Ecco un testo letterario che non finirà mai di sedurre i cineasti italiani: sarà perché è uno di quei classici che ti accompagnano sin dall'infanzia, o forse perché è uno dei ritratti più veri e scorretti della storia italiana (l'aveva capito Luchino Visconti nel 1948, quando diresse La terra trema), oppure perché semplicemente è una fonte inesauribile d'ispirazione, insomma I Malavoglia si riaffaccia nuovamente sullo schermo. È Pasquale Scimeca (uno che sta a Giovanni Verga come Kenneth Branagh sta a William Shakespeare), regista siciliano impegnato da sempre a raccontare le miserie e i contrasti della sua terra d'origine, ad aver riportato al cinema la celeberrima famiglia di Acitrezza, ma rispetto alle prove precedenti, in particolare quella di Rosso Malpelo, Scimeca è riuscito a “riattualizzare” Verga, ambientandolo ai giorni nostri senza però farsi travolgere dal suo amore sconfinato (e quindi spesso didascalico) per il testo letterario.

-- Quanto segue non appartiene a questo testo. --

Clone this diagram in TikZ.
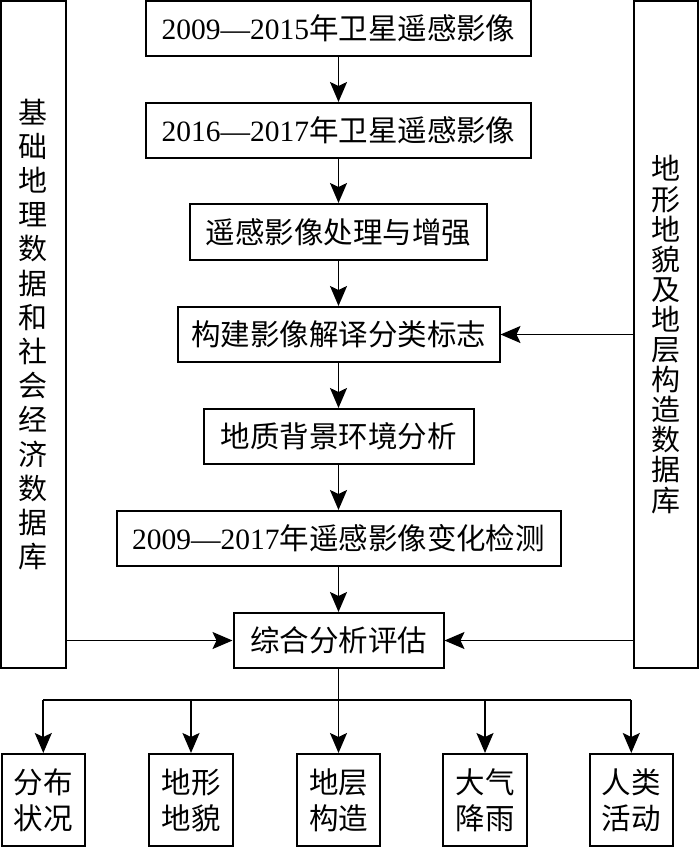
\documentclass[tikz,border=0pt]{standalone}
\usepackage{fontspec}
\setmainfont{Liberation Serif}
\newfontfamily\cjk{Noto Sans CJK SC}
\usetikzlibrary{arrows.meta}
\begin{document}
\begin{tikzpicture}[x=1pt,y=-1pt,
  box/.style={draw,line width=2pt,inner sep=0pt,font=\fontsize{29.5}{34}\selectfont},
  arr/.style={line width=1.8pt,-{Stealth[length=20pt,width=17pt,inset=4pt]}},
  ln/.style={line width=1.8pt}]
\useasboundingbox (0,0) rectangle (700,847);
% main column
\node[box,minimum width=385pt,minimum height=55pt] (b1) at (338.5,28.5) {2009—2015{\cjk 年卫星遥感影像}};
\node[box,minimum width=385pt,minimum height=55pt] (b2) at (338.5,130.5) {2016—2017{\cjk 年卫星遥感影像}};
\node[box,minimum width=297pt,minimum height=56pt] (b3) at (338.5,232) {\cjk 遥感影像处理与增强};
\node[box,minimum width=322pt,minimum height=55pt] (b4) at (338.5,334.5) {\cjk 构建影像解译分类标志};
\node[box,minimum width=270pt,minimum height=55pt] (b5) at (338.5,436.5) {\cjk 地质背景环境分析};
\node[box,minimum width=444pt,minimum height=55pt] (b6) at (338.5,538.5) {2009—2017{\cjk 年遥感影像变化检测}};
\node[box,minimum width=210pt,minimum height=55pt] (b7) at (338.5,640.5) {\cjk 综合分析评估};
% side databases
\node[box,minimum width=65pt,minimum height=667pt,align=center,font=\cjk\fontsize{29}{34.2}\selectfont] (L) at (33.5,334.5)
  {基\\础\\地\\理\\数\\据\\和\\社\\会\\经\\济\\数\\据\\库};
\node[box,minimum width=64pt,minimum height=667pt,align=center,font=\cjk\fontsize{29}{30.1}\selectfont] (R) at (666,334.5)
  {地\\形\\地\\貌\\及\\地\\层\\构\\造\\数\\据\\库};
% outputs
\tikzset{outbox/.style={box,minimum width=83.5pt,minimum height=92pt,align=center,font=\cjk\fontsize{29.5}{36}\selectfont}}
\node[outbox] (o1) at (43.3,800) {分布\\状况};
\node[outbox] (o2) at (191,800) {地形\\地貌};
\node[outbox] (o3) at (338.5,800) {地层\\构造};
\node[outbox] (o4) at (485,800) {大气\\降雨};
\node[outbox] (o5) at (631.3,800) {人类\\活动};
% connectors
\draw[arr] (b1) -- (b2);
\draw[arr] (b2) -- (b3);
\draw[arr] (b3) -- (b4);
\draw[arr] (b4) -- (b5);
\draw[arr] (b5) -- (b6);
\draw[arr] (b6) -- (b7);
\draw[arr] (R.west |- b4) -- (b4.east);
\draw[arr] (L.east |- b7) -- (b7.west);
\draw[arr] (R.west |- b7) -- (b7.east);
\coordinate (j) at (338.5,700);
\draw[ln] (b7.south) -- (j);
\draw[ln] (o1.north |- j) -- (o5.north |- j);
\foreach \k in {1,...,5}{\draw[arr] (o\k.north |- j) -- (o\k.north);}
\end{tikzpicture}
\end{document}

Una sua autonomia stilistica e poetica I Malavoglia di Scimeca infatti ce l'ha: anche se la sceneggiatura pesca a piene mani dal romanzo, lascia però molto spazio a nuove situazioni e a inediti personaggi. Nelle vicende di questa povera famiglia di pescatori siciliani si affacciano infatti i drammi del mondo contemporaneo: l'immigrazione clandestina, lo sfruttamento degli extracomunitari, la precarietà del lavoro giovanile, le speculazioni bancarie, il traffico di droga, la disgregazione sociale ecc. Il bello viene proprio qui: il testo di Verga è solo una traccia che serve a condurci in questi meandri bui e insidiosi e non il contrario. Scimeca insomma è riuscito nella non facile operazione di fare un film nuovo pur restando ancorato all'antico.

La conquista del lavoro e della dignità umana da parte degli umili accomuna soprattutto il destino di Alef, clandestino marocchino sbarcato sulle coste siciliane e quello dell'instancabile 'Ntoni, pescatore ventenne e a suo modo già lucido, coraggioso, infaticabile custode della fatica millenaria dei nonni. Visto da questa prospettiva, ovvero quella dei giovani italiani, accomunati ai coetanei extracomunitari, il nostro Paese ne esce come il ritratto di una terra in cui i ricchi diventano sempre più ricchi e i poveri sempre più poveri e chi non ci sta spesso fa una brutta fine (che sia questa l'immagine che lascerà alla storia il ventennio berlusconiano in declino?), se non altro per una tragica incapacità ad affrontare la vita.


Il film di Scimeca sarebbe stato di ben altro spessore se però il regista, comunque fedele a una messinscena realista e priva di fronzoli, non si fosse lasciato prendere la mano verso un finale comunque troppo “buono”, facendo veleggiare il film verso la generica e italica retorica “alla fine tutto si aggiusta”. Peccato, perché concludere un film del genere con la bella immagine della cella in cui due disgraziati recitano nello stesso istante il Padre nostro e la preghiera ad Allah sarebbe stato davvero un gran bel finale.